Objective => Take the material below and extract the lines from the one with "Write a web" through the one with "const y = d3.scaleLinear().domain([0, 8]).range([height", word for word, without pictures.

Charts and diagrams as code =>
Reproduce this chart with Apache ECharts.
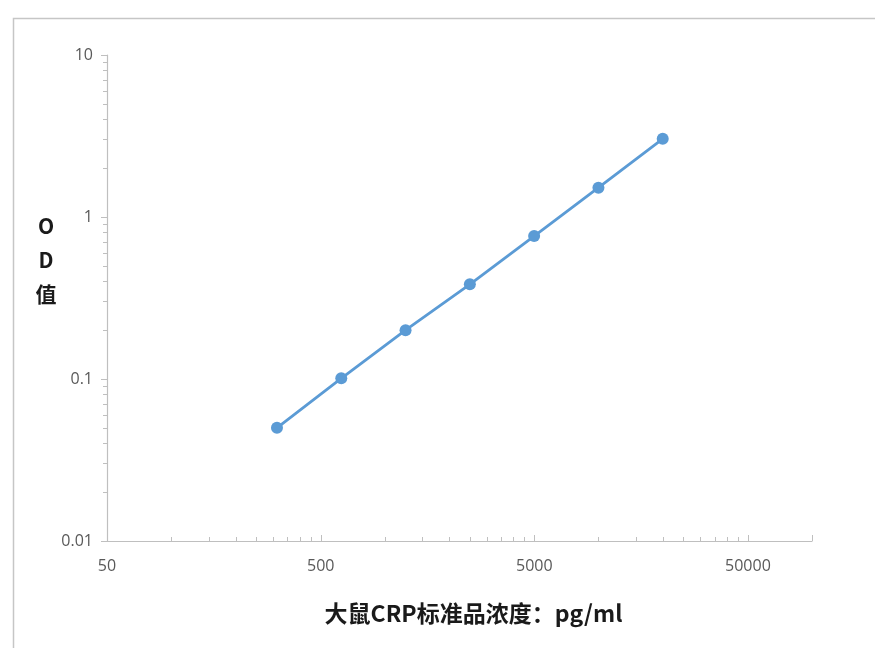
<!DOCTYPE html>
<html>
<head>
<meta charset="utf-8">
<script src="https://cdn.jsdelivr.net/npm/echarts@6/dist/echarts.min.js"></script>
<style>
html,body{margin:0;padding:0;background:#fff;}
#chart{width:875px;height:648px;}
</style>
</head>
<body>
<div id="chart"></div>
<script>
var concentrations = [312.5, 625, 1250, 2500, 5000, 10000, 20000];
var odValues = [0.05, 0.101, 0.2, 0.384, 0.763, 1.516, 3.04];
var xAxisTitle = '大鼠CRP标准品浓度：pg/ml';
var yAxisTitle = 'O\nD\n值';

var pts = concentrations.map(function (c, i) { return [c, odValues[i]]; });
var chart = echarts.init(document.getElementById('chart'));
var axisColor = '#BFBFBF';
var labelColor = '#595959';
var fontFam = '"Noto Sans CJK SC","Open Sans","DejaVu Sans",sans-serif';
function fmt(v) { return String(Number(Number(v).toPrecision(2))); }
chart.setOption({
  animation: false,
  backgroundColor: '#ffffff',
  graphic: [{
    type: 'rect', left: 11, top: 16, silent: true,
    shape: { width: 900, height: 700 },
    style: { fill: 'none', stroke: '#C6C6C6', lineWidth: 1.5 }
  }, {
    type: 'text', x: 46, y: 209, silent: true,
    style: {
      text: yAxisTitle, fill: '#1a1a1a', font: 'bold 21px ' + fontFam,
      lineHeight: 34, align: 'center', verticalAlign: 'top'
    }
  }],
  grid: { left: 107, right: 63, top: 55, bottom: 107, containLabel: false },
  xAxis: {
    type: 'log', logBase: 10, min: 50, max: 100000, interval: 1,
    name: xAxisTitle, nameLocation: 'middle', nameGap: 61,
    nameTextStyle: { fontSize: 23, fontWeight: 'bold', color: '#1a1a1a', fontFamily: fontFam, padding: [0, 0, 0, 28] },
    axisLine: { show: true, lineStyle: { color: axisColor, width: 1.2 } },
    axisTick: { show: true, inside: true, length: 6, lineStyle: { color: axisColor } },
    minorTick: { show: true, splitNumber: 9, length: 4, lineStyle: { color: axisColor } },
    splitLine: { show: false },
    minorSplitLine: { show: false },
    axisLabel: {
      color: labelColor, fontSize: 16, margin: 17, fontFamily: '"Open Sans",sans-serif',
      showMaxLabel: false,
      formatter: fmt
    }
  },
  yAxis: {
    type: 'log', logBase: 10, min: 0.01, max: 10, interval: 1,
    axisLine: { show: true, lineStyle: { color: axisColor, width: 1.2 } },
    axisTick: { show: true, inside: false, length: 6, lineStyle: { color: axisColor } },
    minorTick: { show: true, splitNumber: 9, length: 4, lineStyle: { color: axisColor } },
    splitLine: { show: false },
    minorSplitLine: { show: false },
    axisLabel: {
      color: labelColor, fontSize: 16, margin: 14, fontFamily: '"Open Sans",sans-serif',
      formatter: fmt
    }
  },
  series: [{
    type: 'line',
    data: pts,
    symbol: 'circle',
    symbolSize: 12,
    lineStyle: { color: '#5B9BD5', width: 2.8 },
    itemStyle: { color: '#5B9BD5' }
  }]
});
</script>
</body>
</html>
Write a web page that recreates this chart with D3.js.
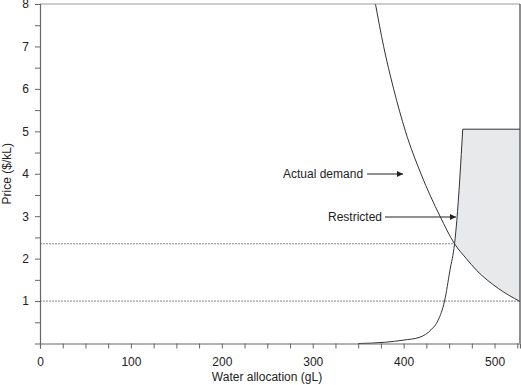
<!DOCTYPE html>
<html>
<head>
<meta charset="utf-8">
<script src="https://cdn.jsdelivr.net/npm/d3@7"></script>
<style>
  body { margin: 0; background: #fff; }
  text { font-family: "Liberation Sans", Arial, sans-serif; fill: #222; }
</style>
</head>
<body>
<div id="chart"></div>
<script>
const width = 521;
const height = 385;
const margin = { top: 4, right: 1, bottom: 41.5, left: 40 };

// demand curve: [allocation gL, price $/kL]
const demandQ = [369, 378, 389, 402, 419, 440, 456, 469, 480, 504, 528];
const demandP = [8, 7, 6, 5, 4, 3, 2.35, 2, 1.73, 1.3, 0.99];

// restricted supply curve
const restrictedQ = [350, 380, 400, 418, 430, 438, 445, 451, 456, 458.5, 465];
const restrictedP = [0, 0.03, 0.08, 0.15, 0.32, 0.55, 1.0, 1.73, 2.35, 2.9, 5.05];
const capPrice = 5.05;

// dotted reference prices
const refPrices = [2.35, 1];
const refEnds = [456, 528];

const xTicks = [0, 100, 200, 300, 400, 500];
const yTicks = [1, 2, 3, 4, 5, 6, 7, 8];

const svg = d3.select("#chart").append("svg")
  .attr("width", width)
  .attr("height", height);

const x = d3.scaleLinear().domain([0, 528]).range([margin.left, width - margin.right]);
const y = d3.scaleLinear().domain([0, 8]).range([height - margin.bottom, margin.top]);

const demand = demandQ.map((q, i) => [q, demandP[i]]);
const restricted = restrictedQ.map((q, i) => [q, restrictedP[i]]);

const line = d3.line().x(d => x(d[0])).y(d => y(d[1])).curve(d3.curveMonotoneX);

// shaded area: restricted curve above the crossing, cap, then demand back up
const iCross = restrictedP.indexOf(2.35);
const jCross = demandP.indexOf(2.35);
const shadePath = line(restricted.slice(iCross))
  + "L" + x(528) + "," + y(capPrice)
  + "L" + line(demand.slice(jCross).reverse()).slice(1) + "Z";

svg.append("path")
  .attr("d", shadePath)
  .attr("fill", "#e8e9eb");

// dotted lines
refPrices.forEach((p, i) => {
  svg.append("line")
    .attr("x1", x(0)).attr("x2", x(refEnds[i]))
    .attr("y1", y(p)).attr("y2", y(p))
    .attr("stroke", "#888")
    .attr("stroke-width", 1)
    .attr("stroke-dasharray", "2,1");
});

// curves
svg.append("path")
  .attr("d", line(demand))
  .attr("fill", "none").attr("stroke", "#333").attr("stroke-width", 1);

svg.append("path")
  .attr("d", line(restricted) + "L" + x(528) + "," + y(capPrice))
  .attr("fill", "none").attr("stroke", "#333").attr("stroke-width", 1);

// frame top and right
svg.append("line")
  .attr("x1", x(0)).attr("x2", x(528)).attr("y1", y(8)).attr("y2", y(8))
  .attr("stroke", "#999").attr("stroke-width", 1.2);
svg.append("line")
  .attr("x1", x(528)).attr("x2", x(528)).attr("y1", y(8)).attr("y2", y(0))
  .attr("stroke", "#444").attr("stroke-width", 1.2);

// axes
const xAxis = svg.append("g")
  .attr("transform", `translate(0,${y(0)})`)
  .call(d3.axisBottom(x).tickValues(d3.range(0, 526, 25)).tickSize(5)
    .tickFormat(d => xTicks.includes(d) ? d : ""));
const yAxis = svg.append("g")
  .attr("transform", `translate(${x(0)},0)`)
  .call(d3.axisLeft(y).tickValues(d3.range(0.5, 8.01, 0.5)).tickSize(5)
    .tickFormat(d => yTicks.includes(d) ? d : ""));

[xAxis, yAxis].forEach(g => {
  g.select(".domain").attr("stroke", "#666").attr("stroke-width", 1.2);
  g.selectAll(".tick line").attr("stroke", "#666");
  g.selectAll(".tick text")
    .attr("font-family", "'Liberation Sans', Arial, sans-serif")
    .attr("font-size", 12).attr("fill", "#222");
});
xAxis.selectAll(".tick text").attr("dy", "1.2em");
yAxis.selectAll(".tick text").attr("x", -11);

// axis titles
svg.append("text")
  .attr("x", 267).attr("y", 381)
  .attr("text-anchor", "middle").attr("font-size", 12)
  .text("Water allocation (gL)");
svg.append("text")
  .attr("transform", `translate(11,${(y(0) + y(8)) / 2}) rotate(-90)`)
  .attr("text-anchor", "middle").attr("font-size", 12)
  .text("Price ($/kL)");

// annotations
const defs = svg.append("defs");
defs.append("marker")
  .attr("id", "arrow")
  .attr("viewBox", "0 -5 10 10")
  .attr("refX", 10)
  .attr("markerWidth", 10)
  .attr("markerHeight", 6)
  .attr("markerUnits", "userSpaceOnUse")
  .attr("orient", "auto")
  .append("path")
  .attr("d", "M0,-5L10,0L0,5Z")
  .attr("fill", "#222");

const notes = [
  { label: "Actual demand", tx: 283, ty: 174, x1: 367, x2: 403 },
  { label: "Restricted", tx: 328, ty: 217, x1: 385, x2: 456 }
];
notes.forEach(n => {
  svg.append("text")
    .attr("x", n.tx).attr("y", n.ty).attr("dy", "0.35em")
    .attr("font-size", 12).text(n.label);
  svg.append("line")
    .attr("x1", n.x1).attr("x2", n.x2).attr("y1", n.ty).attr("y2", n.ty)
    .attr("stroke", "#222").attr("stroke-width", 1)
    .attr("marker-end", "url(#arrow)");
});
</script>
</body>
</html>
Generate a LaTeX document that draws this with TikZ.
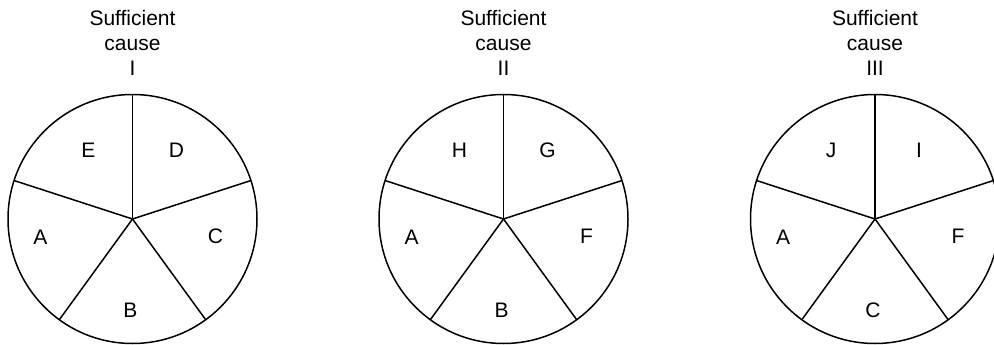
\documentclass[tikz,border=0pt]{standalone}
\usepackage{fontspec}
\setmainfont{Liberation Sans}
\usetikzlibrary{calc}
\begin{document}
\begin{tikzpicture}[x=1pt,y=-1pt,
  rim/.style={draw=black,line width=1.5pt},
  spoke/.style={draw=black,line width=1.5pt},
  lbl/.style={inner sep=0pt,font=\fontsize{21}{25}\selectfont},
  ttl/.style={inner sep=0pt,anchor=base,font=\fontsize{21}{25}\selectfont}]
\clip (0,0) rectangle (994,345);
\fill[white] (0,0) rectangle (994,345);
\foreach \cx/\num/\e/\d/\a/\c/\b [count=\k] in
  {132.5/I/E/D/A/C/B, 503.5/II/H/G/A/F/B, 875/III/J/I/A/F/C}{
  \coordinate (c\k) at (\cx,219);
  \node[ttl] (s\k) at (\cx,26) {Sufficient};
  \node[ttl] (w\k) at (\cx,50.5) {cause};
  \node[ttl] (n\k) at (\cx,76) {\num};
  \draw[rim] (c\k) circle[radius=124.5];
  \foreach \ang [count=\j] in {-90,-18,54,126,-162}{
    \coordinate (p\k-\j) at ($(c\k)+(\ang:124.5)$);
    \draw[spoke] (c\k) -- (p\k-\j);
  }
  \node[lbl] (le\k) at ($(c\k)+(-44,-69)$) {\e};
  \node[lbl] (ld\k) at ($(c\k)+(44,-69)$) {\d};
  \node[lbl] (la\k) at ($(c\k)+(-92,18)$) {\a};
  \node[lbl] (lc\k) at ($(c\k)+(83,17)$) {\c};
  \node[lbl] (lb\k) at ($(c\k)+(-2,91)$) {\b};
}
\end{tikzpicture}
\end{document}
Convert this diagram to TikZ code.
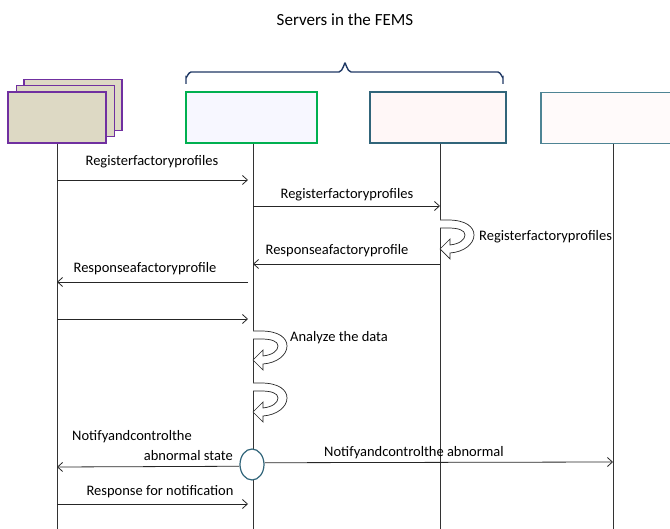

Exercise output =>
Write a web page that recreates this chart with D3.js.
<!DOCTYPE html>
<html>
<head>
<meta charset="utf-8">
<script src="https://cdn.jsdelivr.net/npm/d3@7"></script>
<style>
  body { margin: 0; background: #fff; }
  text { font-family: "Liberation Sans", Arial, sans-serif; fill: #222; }
</style>
</head>
<body>
<div id="chart"></div>
<script>
const width = 521;
const height = 385;
const margin = { top: 4, right: 1, bottom: 41.5, left: 40 };

// demand curve: [allocation gL, price $/kL]
const demandQ = [369, 378, 389, 402, 419, 440, 456, 469, 480, 504, 528];
const demandP = [8, 7, 6, 5, 4, 3, 2.35, 2, 1.73, 1.3, 0.99];

// restricted supply curve
const restrictedQ = [350, 380, 400, 418, 430, 438, 445, 451, 456, 458.5, 465];
const restrictedP = [0, 0.03, 0.08, 0.15, 0.32, 0.55, 1.0, 1.73, 2.35, 2.9, 5.05];
const capPrice = 5.05;

// dotted reference prices
const refPrices = [2.35, 1];
const refEnds = [456, 528];

const xTicks = [0, 100, 200, 300, 400, 500];
const yTicks = [1, 2, 3, 4, 5, 6, 7, 8];

const svg = d3.select("#chart").append("svg")
  .attr("width", width)
  .attr("height", height);

const x = d3.scaleLinear().domain([0, 528]).range([margin.left, width - margin.right]);
const y = d3.scaleLinear().domain([0, 8]).range([height - margin.bottom, margin.top]);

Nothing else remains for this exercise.